What ought to take place is a full public exploration of how political parties gather and use information about voters in Canada. What ought to take place after that is the establishment of ways to make their practices visible to everyone, permanently. And that’s exactly what won’t happen — as long as the parties control the discussion.

They all track and use information on voters in far greater depth than most people realize. It’s almost at the point where the secret ballot is more form than reality.

The days of asking if you’d like a lawn sign, or checking if you’ve ever donated money, or asking if a candidate can count on your support are long past. Every scrap of information is important in the era of data analytics.

Have you expressed interest in certain issues or even used certain words when an election team has knocked at your door? Where do you work? How old are you? Do you have kids? Are you a member of a certain ethnic or religious group? Do you have an obvious illness or disability? Those are only some basic matters of interest. And yes, if you say anything on social media, that may catch their interest too — if not personally, then in profiles of various voter groupings.

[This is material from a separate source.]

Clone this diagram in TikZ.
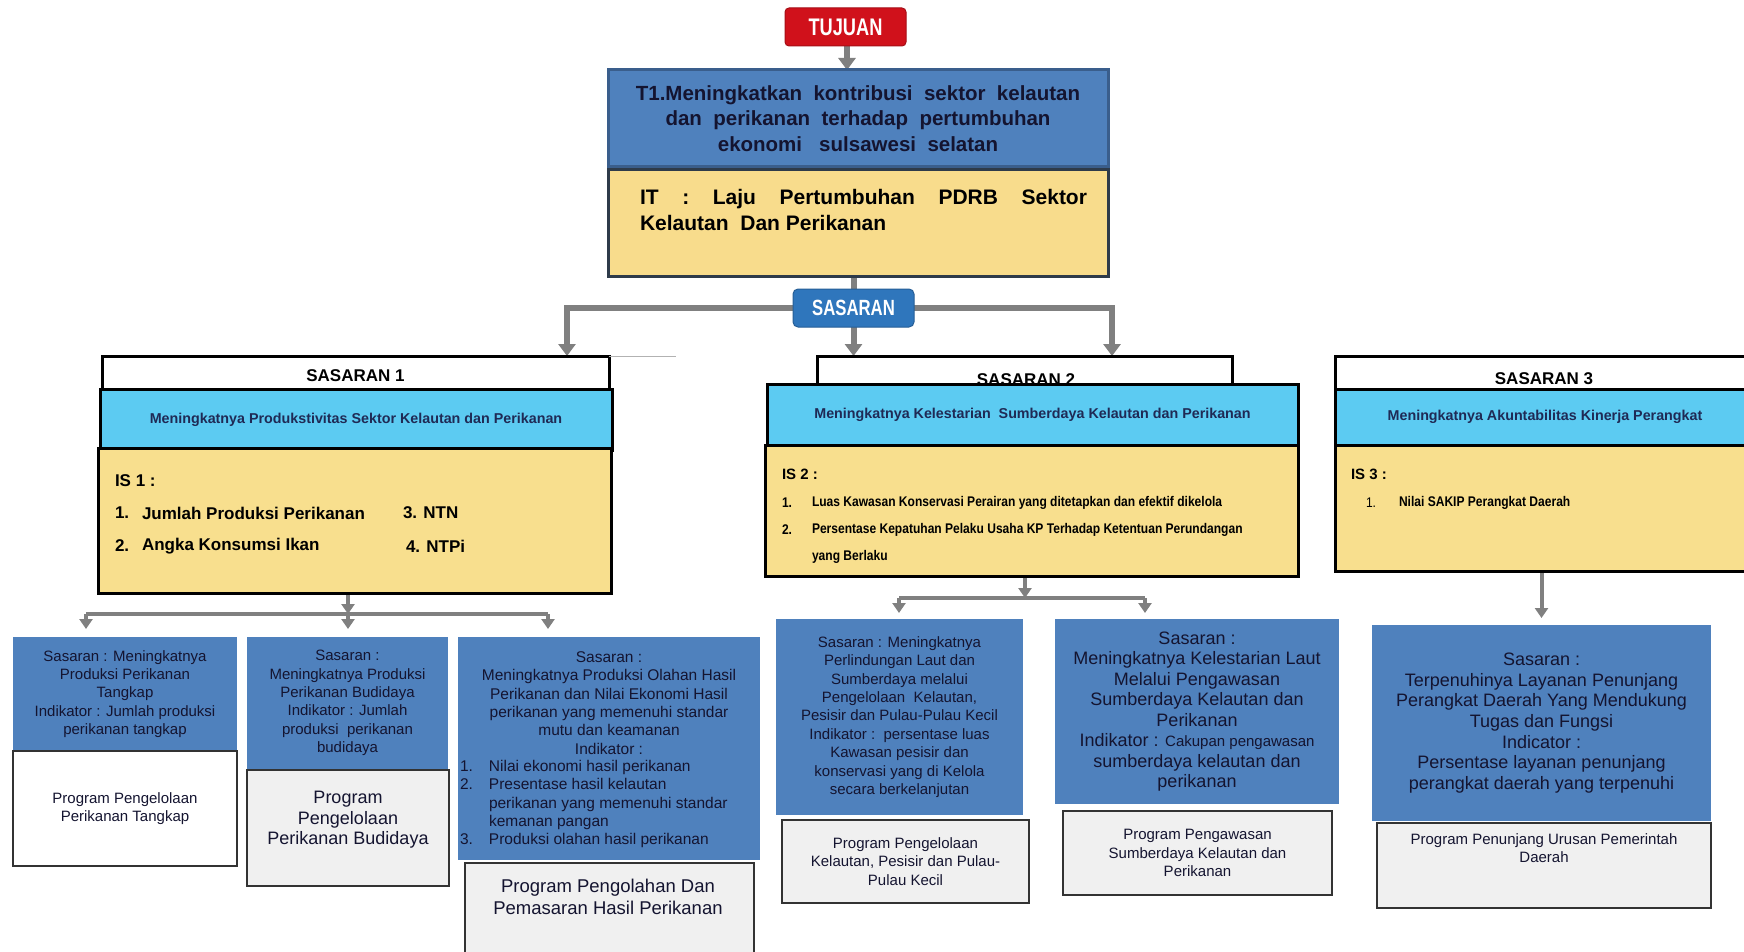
\documentclass[tikz,border=0pt]{standalone}
\usepackage{fontspec}
\setmainfont{Liberation Sans}
\newfontfamily\condfont[FakeStretch=0.76]{Liberation Sans}
\newfontfamily\narrowfont[FakeStretch=0.86]{Liberation Sans}
\usetikzlibrary{arrows.meta,calc}
\definecolor{tred}{HTML}{D0111B}
\definecolor{tblue}{HTML}{4F81BD}
\definecolor{tborder}{HTML}{3A5E8C}
\definecolor{ityellow}{HTML}{F8DC8C}
\definecolor{itborder}{HTML}{2E3B4A}
\definecolor{sblue}{HTML}{2F76BC}
\definecolor{cyanbox}{HTML}{5CCBF2}
\definecolor{ybox}{HTML}{F8DF8E}
\definecolor{lblue}{HTML}{4F81BD}
\definecolor{pgray}{HTML}{F0F0F0}
\definecolor{pborder}{HTML}{333333}
\definecolor{cgray}{HTML}{808080}
\definecolor{navy}{HTML}{1F2A55}
\definecolor{ltext}{HTML}{141430}
\pgfdeclarelayer{back}
\pgfdeclarelayer{bg}
\pgfsetlayers{back,bg,main}
\tikzset{
  every node/.style={inner sep=0pt, outer sep=0pt},
  rbox/.style={anchor=north west, rectangle},
  conn/.style={draw=cgray, line width=6pt},
  arrbig/.style={draw=cgray, line width=6pt, -{Triangle[width=17pt,length=12pt]}},
  arrsm/.style={draw=cgray, line width=4pt, -{Triangle[width=13pt,length=10pt]}},
  barline/.style={draw=cgray, line width=4pt},
  headbox/.style={rbox, fill=white, draw=black, line width=3pt},
  cyanstyle/.style={rbox, fill=cyanbox, draw=black, line width=3pt, text=navy, font=\bfseries\fontsize{14.3}{17}\selectfont},
  ystyle/.style={rbox, fill=ybox, draw=black, line width=3pt},
  headtxt/.style={font=\bfseries\fontsize{17}{20}\selectfont, text=black},
  istxt/.style={anchor=west, font=\bfseries\fontsize{17}{20}\selectfont, text=black},
  is2txt/.style={anchor=west, font=\narrowfont\bfseries\fontsize{14}{17}\selectfont, text=black},
  lowbox/.style={rbox, fill=lblue, align=center, text=ltext, font=\fontsize{15}{18.4}\selectfont},
  prog/.style={rbox, fill=pgray, draw=pborder, line width=1.5pt, align=center, text=ltext, font=\fontsize{15}{18.4}\selectfont},
  lowtxt/.style={align=center, text=ltext, font=\fontsize{15}{18.4}\selectfont},
}
\begin{document}
\begin{tikzpicture}[x=1pt,y=-1pt]
\clip (0,0) rectangle (1744,952);
\begin{pgfonlayer}{back}
\fill[white] (0,0) rectangle (1744,952);
\end{pgfonlayer}

% top part
\node[rbox, fill=tred, draw=tred!80!black, line width=1pt, rounded corners=4pt,
      minimum width=121pt, minimum height=38pt, text=white,
      font=\condfont\bfseries\fontsize{24}{24}\selectfont] (tujuan) at (785,8) {TUJUAN};
\node[rbox, fill=tblue, draw=tborder, line width=3pt, minimum width=500pt, minimum height=97pt,
      align=center, text=ltext, font=\bfseries\fontsize{20.5}{25.5}\selectfont] (t1) at (608,70)
      {T1.Meningkatkan\ \ kontribusi\ \ sektor\ \ kelautan\\dan\ \ perikanan\ \ terhadap\ \ pertumbuhan\\ekonomi\ \ \ sulsawesi\ \ selatan};
\node[rbox, fill=ityellow, draw=itborder, line width=3pt, minimum width=500pt, minimum height=106pt] (it) at (608,170) {};
\node[anchor=north west, align=left, text=black, font=\bfseries\fontsize{21}{26}\selectfont] (ittxt) at (640,189)
      {\makebox[447pt][s]{IT : Laju Pertumbuhan PDRB Sektor}\\Kelautan\ \ Dan Perikanan};
\node[rbox, fill=sblue, draw=sblue!80!black, line width=1pt, rounded corners=5pt,
      minimum width=121pt, minimum height=38pt, text=white,
      font=\condfont\bfseries\fontsize{22}{22}\selectfont] (sasaran) at (793,289) {SASARAN};

% sasaran 1
\node[headbox, minimum width=507pt, minimum height=33pt] (s1head) at (102,356) {};
\node[headtxt] (s1txt) at (355.5,376) {SASARAN 1};
\draw[gray!60, line width=0.8pt] (s1head.north east) -- ++(67,0);
\node[cyanstyle, minimum width=512pt, minimum height=61pt] (c1) at (100,389)
      {Meningkatnya Produkstivitas Sektor Kelautan dan Perikanan};
\node[ystyle, minimum width=513pt, minimum height=145pt] (y1) at (98,448) {};
\node[istxt] (is1) at (115,481) {IS 1 :};
\node[istxt] (is1a) at (115,513) {1.};
\node[istxt] (is1b) at (142,513) {Jumlah Produksi Perikanan};
\node[istxt] (is1c) at (403,513) {3. NTN};
\node[istxt] (is1d) at (115,546) {2.};
\node[istxt] (is1e) at (142,546) {Angka Konsumsi Ikan};
\node[istxt] (is1f) at (406,546) {4. NTPi};

% sasaran 2
\node[headbox, minimum width=415pt, minimum height=30pt] (s2head) at (817,356) {};
\node[headtxt] (s2txt) at (1026,380) {SASARAN 2};
\node[cyanstyle, minimum width=531pt, minimum height=61pt] (c2) at (767,384)
      {Meningkatnya Kelestarian\ \ Sumberdaya Kelautan dan Perikanan};
\node[ystyle, minimum width=533pt, minimum height=131pt] (y2) at (765,445) {};
\node[istxt, font=\bfseries\fontsize{15}{18}\selectfont] (is2) at (782,474) {IS 2 :};
\node[is2txt] (is2a) at (782,503) {1.};
\node[is2txt] (is2b) at (812,503) {Luas Kawasan Konservasi Perairan yang ditetapkan dan efektif dikelola};
\node[is2txt] (is2c) at (782,530) {2.};
\node[is2txt] (is2d) at (812,530) {Persentase Kepatuhan Pelaku Usaha KP Terhadap Ketentuan Perundangan};
\node[is2txt] (is2e) at (812,557) {yang Berlaku};

% sasaran 3
\node[headbox, minimum width=420pt, minimum height=33pt] (s3head) at (1335,356) {};
\node[headtxt] (s3txt) at (1544,379) {SASARAN 3};
\node[cyanstyle, minimum width=420pt, minimum height=56pt] (c3) at (1335,389)
      {Meningkatnya Akuntabilitas Kinerja Perangkat};
\node[ystyle, minimum width=420pt, minimum height=126pt] (y3) at (1335,445) {};
\node[istxt, font=\bfseries\fontsize{15}{18}\selectfont] (is3) at (1351,474) {IS 3 :};
\node[is2txt, font=\narrowfont\fontsize{14}{17}\selectfont] (is3a) at (1366,503) {1.};
\node[is2txt] (is3b) at (1399,503) {Nilai SAKIP Perangkat Daerah};

% lower boxes, branch 1
\node[lowbox, minimum width=224pt, minimum height=114pt] (boxA) at (13,637)
      {Sasaran : Meningkatnya\\Produksi Perikanan\\Tangkap\\Indikator : Jumlah produksi\\perikanan tangkap};
\node[prog, fill=white, minimum width=224pt, minimum height=115pt] (progA) at (13,751)
      {Program Pengelolaan\\Perikanan Tangkap};
\node[lowbox, minimum width=201pt, minimum height=132pt] (boxB) at (247,637)
      {Sasaran :\\Meningkatnya Produksi\\Perikanan Budidaya\\Indikator : Jumlah\\produksi\ \ perikanan\\budidaya};
\node[prog, minimum width=202pt, minimum height=116pt] (progB) at (247,770) {};
\node[lowtxt, font=\fontsize{18}{20.5}\selectfont] (progBt) at (348,820) {Program\\Pengelolaan\\Perikanan Budidaya};
\node[lowbox, minimum width=302pt, minimum height=223pt] (boxC) at (458,637) {};
\node[lowtxt, font=\fontsize{15.5}{18.4}\selectfont] (boxCt) at (609,703)
      {Sasaran :\\Meningkatnya Produksi Olahan Hasil\\Perikanan dan Nilai Ekonomi Hasil\\perikanan yang memenuhi standar\\mutu dan keamanan\\Indikator :};
\node[lowtxt, align=left, anchor=west, font=\fontsize{15.5}{18.4}\selectfont] (boxCl) at (460,804)
      {\makebox[29pt][l]{1.}Nilai ekonomi hasil perikanan\\
       \makebox[29pt][l]{2.}Presentase hasil kelautan\\
       \hspace*{29pt}perikanan yang memenuhi standar\\
       \hspace*{29pt}kemanan pangan\\
       \makebox[29pt][l]{3.}Produksi olahan hasil perikanan};
\node[prog, minimum width=289pt, minimum height=100pt] (progC) at (465,863) {};
\node[lowtxt, font=\fontsize{18.5}{22}\selectfont] (progCt) at (608,897) {Program Pengolahan Dan\\Pemasaran Hasil Perikanan};

% branch 2
\node[lowbox, minimum width=247pt, minimum height=196pt] (boxD) at (776,619)
      {Sasaran : Meningkatnya\\Perlindungan Laut dan\\Sumberdaya melalui\\Pengelolaan\ \ Kelautan,\\Pesisir dan Pulau-Pulau Kecil\\Indikator :\ \ persentase luas\\Kawasan pesisir dan\\konservasi yang di Kelola\\secara berkelanjutan};
\node[prog, minimum width=247pt, minimum height=83pt] (progD) at (782,820)
      {Program Pengelolaan\\Kelautan, Pesisir dan Pulau-\\Pulau Kecil};
\node[lowbox, minimum width=284pt, minimum height=185pt, font=\fontsize{18}{20.5}\selectfont] (boxE) at (1055,619)
      {Sasaran :\\Meningkatnya Kelestarian Laut\\Melalui Pengawasan\\Sumberdaya Kelautan dan\\Perikanan\\Indikator : \fontsize{15}{20}\selectfont Cakupan pengawasan\\sumberdaya kelautan dan\\perikanan};
\node[prog, minimum width=269pt, minimum height=84pt] (progE) at (1063,811)
      {Program Pengawasan\\Sumberdaya Kelautan dan\\Perikanan};

% branch 3
\node[lowbox, minimum width=339pt, minimum height=196pt, font=\fontsize{18}{20.7}\selectfont] (boxF) at (1372,625)
      {Sasaran :\\Terpenuhinya Layanan Penunjang\\Perangkat Daerah Yang Mendukung\\Tugas dan Fungsi\\Indicator :\\Persentase layanan penunjang\\perangkat daerah yang terpenuhi};
\node[prog, minimum width=334pt, minimum height=85pt] (progF) at (1377,823) {};
\node[lowtxt] (progFt) at (1544,848) {Program Penunjang Urusan Pemerintah\\Daerah};

% connectors
\coordinate (bar1l) at (86,614);
\coordinate (bar1m) at (348,614);
\coordinate (bar1r) at (548,614);
\coordinate (bar2l) at (899,598);
\coordinate (bar2m) at (1025,598);
\coordinate (bar2r) at (1145,598);
\coordinate (tx) at (847,0);
\begin{pgfonlayer}{bg}
\draw[arrbig] (tujuan.south -| tx) -- (t1.north -| tx);
\draw[conn] (sasaran.north |- it.south) -- (sasaran.north);
\draw[arrbig] (sasaran.center) -| ([xshift=-42pt]s1head.north east);
\draw[arrbig] (sasaran.south) -- (sasaran.south |- s2head.north);
\draw[arrbig] (sasaran.center) -| ([xshift=-120pt]s2head.north east);
\draw[arrsm] (y1.south -| bar1m) -- (bar1m);
\draw[barline] (bar1l) -- (bar1r);
\draw[arrsm, shorten >=8pt] (bar1l) -- (bar1l |- boxA.north);
\draw[arrsm, shorten >=8pt] (bar1m) -- (bar1m |- boxB.north);
\draw[arrsm, shorten >=8pt] (bar1r) -- (bar1r |- boxC.north);
\draw[arrsm] (y2.south -| bar2m) -- (bar2m);
\draw[barline] (bar2l) -- (bar2r);
\draw[arrsm, shorten >=6pt] (bar2l) -- (bar2l |- boxD.north);
\draw[arrsm, shorten >=6pt] (bar2r) -- (bar2r |- boxE.north);
\draw[arrsm, shorten >=7pt] (y3.south -| boxF.north) -- (boxF.north);
\end{pgfonlayer}
\end{tikzpicture}
\end{document}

Profiling was already being done over a hundred years ago. It was simpler then. Whether you were a Catholic or a member of the Orange Lodge said plenty about your voting preferences. Now, people sort themselves out in more varied ways. Some are straightforward; some depend on computer analyses that unearth unusual but statistically reliable patterns.

The new techniques pose obvious dangers to personal privacy. Taken to their limits they can pose dangers to more than privacy, as people in places like Turkey and China have learned.

But finely grained analysis of voters produces hidden dangers in the other direction as well. It has started to affect how campaigns are run. Highly targeted election communications call into question the whole idea of whether campaigns are visible to the broad public. If some of your neighbours receive phone calls or brochures that you don’t, and those messages say things about which you are not aware, do you really know what the campaign is about?

University of Alberta political scientist Steve Patten has questioned whether databases and microtargeting of voters pose a threat to democracy. (He has a chapter on this in a book published last year, titled “Permanent Campaigning in Canada.”) A handful of other observers are making similar points; they include Newfoundland political scientist Alex Marland, whose 2016 book titled “Brand Command” is available in some libraries.

If the MPs expressing dire and theatrical concern about the government’s relationship to Chris Wylie were really interested in protecting voters, they would be studying these larger matters and doing so in public. If they don’t, then it’s an open question what all the parties know about you and what they are doing with the information.